RC6D: An RFID and CV Fusion System for Real-time 6D Object Pose Estimation
Bojun Zhang,Mengning Li,Xin Xie,Luoyi Fu,Xinyu Tong,Xiulong Liu
DOI: https://doi.org/10.1109/INFOCOM48880.2022.9796802
2022-01-01
Abstract:This paper studies the problem of 6D pose estimation, which is practically important in various application scenarios such as robotic-based object grasping, obstacle avoidance in autonomous driving scene, and object integration in mixed reality. However, existing methods suffer from at least one of the five major limitations: dependence on object identification, complex deployment, difficulty in data collection, low accuracy, and incomplete estimation. To overcome the above limitations, this paper proposes an RC6D system, which is the first to estimate 6D poses by fusing RFID and Computer Vision (CV) data with multi-modal deep learning techniques. In RC6D, we first detect 2D keypoints through a deep learning approach. We then propose a novel RFID-CV fusion neural network to predict the depth of the scene, and use the estimated depth information to expand the 2D keypoints to 3D keypoints. Finally, we model the coordinate correspondences between the detected 2D-3D keypoints, which is applied to estimate the 6D pose of the target object.

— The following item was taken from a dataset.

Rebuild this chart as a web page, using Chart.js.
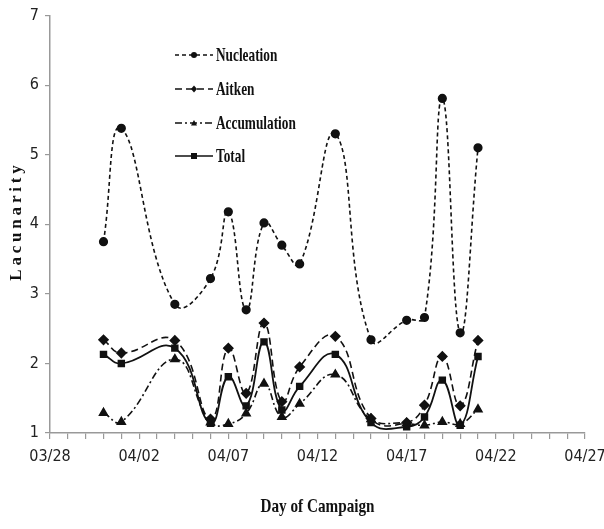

When implementing RC6D, we mainly address the following three technical challenges. (i) To predict 6D poses without using the CAD model, we propose a network architecture for monocular depth estimation. (ii) To train the neural network for 6D pose estimation without time-consuming 6D labeling, we use an unsupervised learning algorithm based on 2D-3D point pair matching. (iii) To detect the subject of the object without identification, we leverage optical flow to restrict the object and RFID to directly obtain its information. The experimental results show that the localization error of RC6D is less than 10 cm with a probability higher than 90:64% and its orientation estimation error is less than 10 degrees with a probability higher than 79:63%. Hence, the proposed RC6D system performs much better than the state-of-the-art related solutions.